* [Data excerpts]:
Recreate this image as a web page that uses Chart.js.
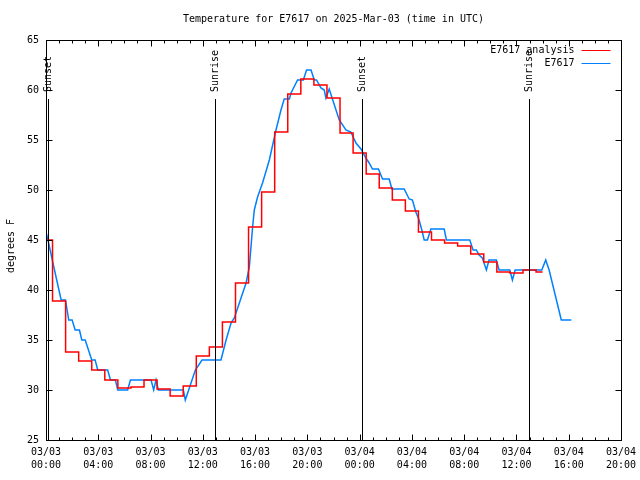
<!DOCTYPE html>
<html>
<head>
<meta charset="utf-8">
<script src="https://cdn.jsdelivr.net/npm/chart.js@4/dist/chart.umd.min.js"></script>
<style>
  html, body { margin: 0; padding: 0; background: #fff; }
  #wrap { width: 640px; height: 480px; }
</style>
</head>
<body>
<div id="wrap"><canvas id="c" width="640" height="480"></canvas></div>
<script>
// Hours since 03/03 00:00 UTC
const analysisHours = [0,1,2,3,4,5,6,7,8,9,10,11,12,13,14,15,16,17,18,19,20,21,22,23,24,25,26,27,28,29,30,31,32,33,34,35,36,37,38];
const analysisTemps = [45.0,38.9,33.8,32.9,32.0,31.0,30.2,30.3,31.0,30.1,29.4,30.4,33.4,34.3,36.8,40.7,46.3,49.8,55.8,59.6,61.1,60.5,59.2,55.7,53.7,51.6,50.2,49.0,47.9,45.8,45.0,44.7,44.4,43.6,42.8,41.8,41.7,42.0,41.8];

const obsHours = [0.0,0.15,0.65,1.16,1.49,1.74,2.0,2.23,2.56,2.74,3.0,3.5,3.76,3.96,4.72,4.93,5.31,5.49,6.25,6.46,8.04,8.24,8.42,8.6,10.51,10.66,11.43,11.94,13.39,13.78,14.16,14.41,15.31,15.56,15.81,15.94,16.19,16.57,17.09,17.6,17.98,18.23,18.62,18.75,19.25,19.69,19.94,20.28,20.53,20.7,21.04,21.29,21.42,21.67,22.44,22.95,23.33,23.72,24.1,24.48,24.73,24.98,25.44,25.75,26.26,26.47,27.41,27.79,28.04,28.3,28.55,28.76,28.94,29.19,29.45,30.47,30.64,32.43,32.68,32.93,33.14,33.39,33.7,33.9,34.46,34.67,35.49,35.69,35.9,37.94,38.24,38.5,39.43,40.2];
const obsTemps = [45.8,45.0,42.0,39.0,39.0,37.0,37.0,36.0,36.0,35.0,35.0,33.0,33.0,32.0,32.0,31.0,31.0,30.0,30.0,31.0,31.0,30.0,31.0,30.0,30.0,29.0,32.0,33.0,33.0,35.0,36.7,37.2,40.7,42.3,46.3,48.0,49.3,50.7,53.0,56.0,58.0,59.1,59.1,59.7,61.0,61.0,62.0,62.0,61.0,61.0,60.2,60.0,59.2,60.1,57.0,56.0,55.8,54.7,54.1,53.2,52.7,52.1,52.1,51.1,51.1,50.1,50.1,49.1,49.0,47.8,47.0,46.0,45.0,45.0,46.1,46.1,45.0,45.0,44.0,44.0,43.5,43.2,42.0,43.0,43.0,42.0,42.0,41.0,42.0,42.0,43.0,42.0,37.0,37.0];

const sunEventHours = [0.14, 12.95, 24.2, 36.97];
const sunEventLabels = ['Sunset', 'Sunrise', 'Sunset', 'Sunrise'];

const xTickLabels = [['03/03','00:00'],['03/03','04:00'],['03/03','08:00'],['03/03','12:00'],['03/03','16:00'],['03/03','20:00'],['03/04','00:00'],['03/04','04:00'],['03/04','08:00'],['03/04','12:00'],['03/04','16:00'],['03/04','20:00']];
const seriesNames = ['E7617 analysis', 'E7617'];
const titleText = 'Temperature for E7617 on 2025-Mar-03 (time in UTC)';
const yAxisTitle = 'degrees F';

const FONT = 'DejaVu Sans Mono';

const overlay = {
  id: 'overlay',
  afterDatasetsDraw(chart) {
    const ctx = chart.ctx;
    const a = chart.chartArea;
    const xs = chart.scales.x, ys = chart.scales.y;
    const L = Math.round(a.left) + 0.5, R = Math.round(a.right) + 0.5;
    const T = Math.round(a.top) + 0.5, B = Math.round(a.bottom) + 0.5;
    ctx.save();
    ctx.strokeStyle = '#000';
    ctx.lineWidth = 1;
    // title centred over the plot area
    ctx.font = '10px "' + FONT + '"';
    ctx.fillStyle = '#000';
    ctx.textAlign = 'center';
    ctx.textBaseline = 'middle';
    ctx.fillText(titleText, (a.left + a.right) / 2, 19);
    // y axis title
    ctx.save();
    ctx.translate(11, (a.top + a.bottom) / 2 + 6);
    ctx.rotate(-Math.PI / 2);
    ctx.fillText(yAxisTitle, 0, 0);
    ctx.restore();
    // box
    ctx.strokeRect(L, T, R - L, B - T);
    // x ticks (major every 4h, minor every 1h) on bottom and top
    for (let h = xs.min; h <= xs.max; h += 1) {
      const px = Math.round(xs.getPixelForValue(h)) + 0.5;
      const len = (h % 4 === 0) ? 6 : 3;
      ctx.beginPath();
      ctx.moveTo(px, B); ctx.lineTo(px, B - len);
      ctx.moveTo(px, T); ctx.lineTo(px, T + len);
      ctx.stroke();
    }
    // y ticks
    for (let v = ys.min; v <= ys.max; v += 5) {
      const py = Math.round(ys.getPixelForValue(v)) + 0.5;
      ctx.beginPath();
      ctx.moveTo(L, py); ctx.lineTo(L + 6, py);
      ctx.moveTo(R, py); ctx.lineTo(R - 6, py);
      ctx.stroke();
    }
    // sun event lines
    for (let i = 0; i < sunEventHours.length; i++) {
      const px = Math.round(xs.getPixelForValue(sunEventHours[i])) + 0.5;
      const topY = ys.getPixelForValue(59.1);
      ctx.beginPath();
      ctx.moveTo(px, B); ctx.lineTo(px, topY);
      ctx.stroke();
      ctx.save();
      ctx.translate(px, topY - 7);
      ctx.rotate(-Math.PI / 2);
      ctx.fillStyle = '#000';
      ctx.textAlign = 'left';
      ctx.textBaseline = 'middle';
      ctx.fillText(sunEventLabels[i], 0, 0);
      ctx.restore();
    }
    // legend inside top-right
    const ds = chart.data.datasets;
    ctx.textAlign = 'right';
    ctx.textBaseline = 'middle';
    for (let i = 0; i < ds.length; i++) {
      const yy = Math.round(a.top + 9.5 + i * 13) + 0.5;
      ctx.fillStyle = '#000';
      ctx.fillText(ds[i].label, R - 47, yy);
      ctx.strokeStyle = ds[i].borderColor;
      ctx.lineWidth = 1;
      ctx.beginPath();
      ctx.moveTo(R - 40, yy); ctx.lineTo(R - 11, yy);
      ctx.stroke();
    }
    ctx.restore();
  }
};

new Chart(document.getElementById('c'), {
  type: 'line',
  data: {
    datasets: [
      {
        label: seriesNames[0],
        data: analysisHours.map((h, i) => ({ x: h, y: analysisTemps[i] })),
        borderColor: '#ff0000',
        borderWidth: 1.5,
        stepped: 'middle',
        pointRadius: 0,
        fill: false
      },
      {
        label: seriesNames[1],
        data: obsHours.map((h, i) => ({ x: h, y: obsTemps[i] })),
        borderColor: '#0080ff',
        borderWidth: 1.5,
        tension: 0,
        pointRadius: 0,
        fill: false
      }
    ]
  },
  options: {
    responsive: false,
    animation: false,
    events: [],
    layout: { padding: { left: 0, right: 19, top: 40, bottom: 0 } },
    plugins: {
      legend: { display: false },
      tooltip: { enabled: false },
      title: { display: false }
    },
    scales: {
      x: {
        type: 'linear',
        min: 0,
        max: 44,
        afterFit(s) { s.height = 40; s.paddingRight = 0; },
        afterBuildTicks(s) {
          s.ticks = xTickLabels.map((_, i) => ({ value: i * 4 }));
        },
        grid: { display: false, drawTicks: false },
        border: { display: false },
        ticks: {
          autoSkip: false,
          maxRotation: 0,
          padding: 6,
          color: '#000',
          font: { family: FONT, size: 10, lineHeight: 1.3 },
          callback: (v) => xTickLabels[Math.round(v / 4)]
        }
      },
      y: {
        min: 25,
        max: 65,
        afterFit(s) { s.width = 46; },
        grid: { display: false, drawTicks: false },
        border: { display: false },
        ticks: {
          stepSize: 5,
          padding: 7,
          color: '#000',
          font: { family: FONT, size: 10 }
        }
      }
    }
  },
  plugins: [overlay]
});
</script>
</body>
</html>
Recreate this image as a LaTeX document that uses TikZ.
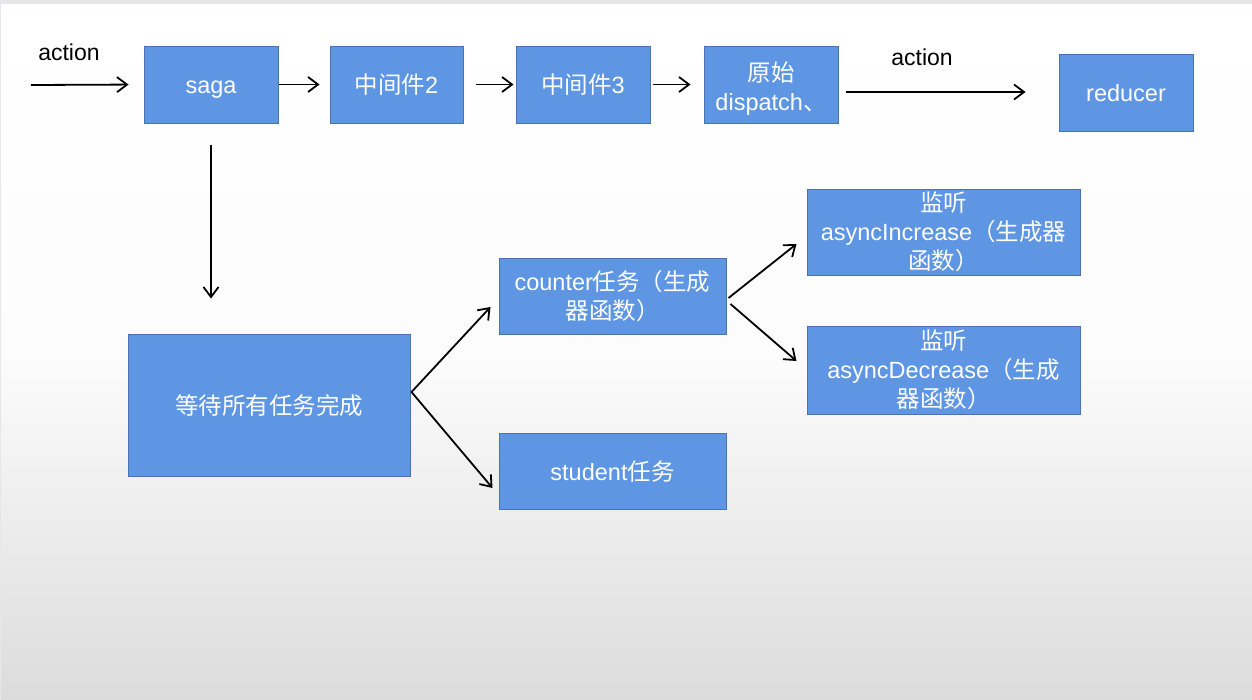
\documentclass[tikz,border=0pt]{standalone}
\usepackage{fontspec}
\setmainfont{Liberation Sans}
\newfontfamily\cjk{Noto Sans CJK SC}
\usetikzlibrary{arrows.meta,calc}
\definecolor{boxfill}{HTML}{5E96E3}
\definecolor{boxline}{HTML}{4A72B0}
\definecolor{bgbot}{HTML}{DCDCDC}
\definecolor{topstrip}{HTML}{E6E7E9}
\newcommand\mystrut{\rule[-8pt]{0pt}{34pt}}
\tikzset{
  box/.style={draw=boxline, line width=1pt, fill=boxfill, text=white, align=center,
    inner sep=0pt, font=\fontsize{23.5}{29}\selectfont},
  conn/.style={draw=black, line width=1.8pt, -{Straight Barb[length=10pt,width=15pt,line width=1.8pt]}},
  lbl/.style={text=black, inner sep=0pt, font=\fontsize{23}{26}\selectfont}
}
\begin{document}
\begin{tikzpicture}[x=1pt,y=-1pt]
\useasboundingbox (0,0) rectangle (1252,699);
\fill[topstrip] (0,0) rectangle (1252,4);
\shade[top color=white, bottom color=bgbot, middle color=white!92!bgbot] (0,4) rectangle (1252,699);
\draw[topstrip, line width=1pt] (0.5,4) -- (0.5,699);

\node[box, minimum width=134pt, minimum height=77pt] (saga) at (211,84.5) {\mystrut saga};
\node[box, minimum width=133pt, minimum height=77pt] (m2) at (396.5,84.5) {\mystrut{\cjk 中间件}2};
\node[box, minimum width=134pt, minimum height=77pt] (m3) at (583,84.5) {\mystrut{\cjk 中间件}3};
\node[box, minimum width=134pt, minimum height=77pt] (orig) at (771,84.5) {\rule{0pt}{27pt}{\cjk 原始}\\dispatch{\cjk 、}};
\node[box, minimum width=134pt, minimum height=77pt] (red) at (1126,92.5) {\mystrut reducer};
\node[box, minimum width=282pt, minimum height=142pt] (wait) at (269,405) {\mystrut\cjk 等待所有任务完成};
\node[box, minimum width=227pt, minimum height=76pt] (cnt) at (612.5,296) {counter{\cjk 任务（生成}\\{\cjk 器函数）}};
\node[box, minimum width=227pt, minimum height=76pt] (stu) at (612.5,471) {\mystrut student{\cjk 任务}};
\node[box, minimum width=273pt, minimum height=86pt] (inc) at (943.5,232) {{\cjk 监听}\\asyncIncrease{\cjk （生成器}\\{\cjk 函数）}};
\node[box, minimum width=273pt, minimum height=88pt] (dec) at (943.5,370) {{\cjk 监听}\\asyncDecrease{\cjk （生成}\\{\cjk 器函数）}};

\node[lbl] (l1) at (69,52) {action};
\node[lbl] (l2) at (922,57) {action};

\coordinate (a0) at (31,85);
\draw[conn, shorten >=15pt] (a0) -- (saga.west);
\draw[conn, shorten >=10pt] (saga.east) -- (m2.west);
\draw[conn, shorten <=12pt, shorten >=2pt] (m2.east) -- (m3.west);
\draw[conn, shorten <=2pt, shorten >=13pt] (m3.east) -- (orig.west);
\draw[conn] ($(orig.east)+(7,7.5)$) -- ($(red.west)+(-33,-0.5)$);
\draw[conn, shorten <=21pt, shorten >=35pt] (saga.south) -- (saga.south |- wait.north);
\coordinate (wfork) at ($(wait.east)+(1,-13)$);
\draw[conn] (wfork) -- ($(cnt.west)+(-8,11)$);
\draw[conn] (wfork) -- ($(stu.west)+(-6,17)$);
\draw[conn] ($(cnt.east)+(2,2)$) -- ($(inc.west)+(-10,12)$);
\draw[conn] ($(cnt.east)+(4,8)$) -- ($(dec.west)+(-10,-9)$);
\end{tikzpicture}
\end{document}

* [What you need to do]: Start at the first line of the records and write out everything up to and including the line containing "['Sunset', 'Sunrise', 'Sunset', 'Sunrise'];". No pictures.

* [Written answer]:
Recreate this image as a web page that uses Chart.js.
<!DOCTYPE html>
<html>
<head>
<meta charset="utf-8">
<script src="https://cdn.jsdelivr.net/npm/chart.js@4/dist/chart.umd.min.js"></script>
<style>
  html, body { margin: 0; padding: 0; background: #fff; }
  #wrap { width: 640px; height: 480px; }
</style>
</head>
<body>
<div id="wrap"><canvas id="c" width="640" height="480"></canvas></div>
<script>
// Hours since 03/03 00:00 UTC
const analysisHours = [0,1,2,3,4,5,6,7,8,9,10,11,12,13,14,15,16,17,18,19,20,21,22,23,24,25,26,27,28,29,30,31,32,33,34,35,36,37,38];
const analysisTemps = [45.0,38.9,33.8,32.9,32.0,31.0,30.2,30.3,31.0,30.1,29.4,30.4,33.4,34.3,36.8,40.7,46.3,49.8,55.8,59.6,61.1,60.5,59.2,55.7,53.7,51.6,50.2,49.0,47.9,45.8,45.0,44.7,44.4,43.6,42.8,41.8,41.7,42.0,41.8];

const obsHours = [0.0,0.15,0.65,1.16,1.49,1.74,2.0,2.23,2.56,2.74,3.0,3.5,3.76,3.96,4.72,4.93,5.31,5.49,6.25,6.46,8.04,8.24,8.42,8.6,10.51,10.66,11.43,11.94,13.39,13.78,14.16,14.41,15.31,15.56,15.81,15.94,16.19,16.57,17.09,17.6,17.98,18.23,18.62,18.75,19.25,19.69,19.94,20.28,20.53,20.7,21.04,21.29,21.42,21.67,22.44,22.95,23.33,23.72,24.1,24.48,24.73,24.98,25.44,25.75,26.26,26.47,27.41,27.79,28.04,28.3,28.55,28.76,28.94,29.19,29.45,30.47,30.64,32.43,32.68,32.93,33.14,33.39,33.7,33.9,34.46,34.67,35.49,35.69,35.9,37.94,38.24,38.5,39.43,40.2];
const obsTemps = [45.8,45.0,42.0,39.0,39.0,37.0,37.0,36.0,36.0,35.0,35.0,33.0,33.0,32.0,32.0,31.0,31.0,30.0,30.0,31.0,31.0,30.0,31.0,30.0,30.0,29.0,32.0,33.0,33.0,35.0,36.7,37.2,40.7,42.3,46.3,48.0,49.3,50.7,53.0,56.0,58.0,59.1,59.1,59.7,61.0,61.0,62.0,62.0,61.0,61.0,60.2,60.0,59.2,60.1,57.0,56.0,55.8,54.7,54.1,53.2,52.7,52.1,52.1,51.1,51.1,50.1,50.1,49.1,49.0,47.8,47.0,46.0,45.0,45.0,46.1,46.1,45.0,45.0,44.0,44.0,43.5,43.2,42.0,43.0,43.0,42.0,42.0,41.0,42.0,42.0,43.0,42.0,37.0,37.0];

const sunEventHours = [0.14, 12.95, 24.2, 36.97];
const sunEventLabels = ['Sunset', 'Sunrise', 'Sunset', 'Sunrise'];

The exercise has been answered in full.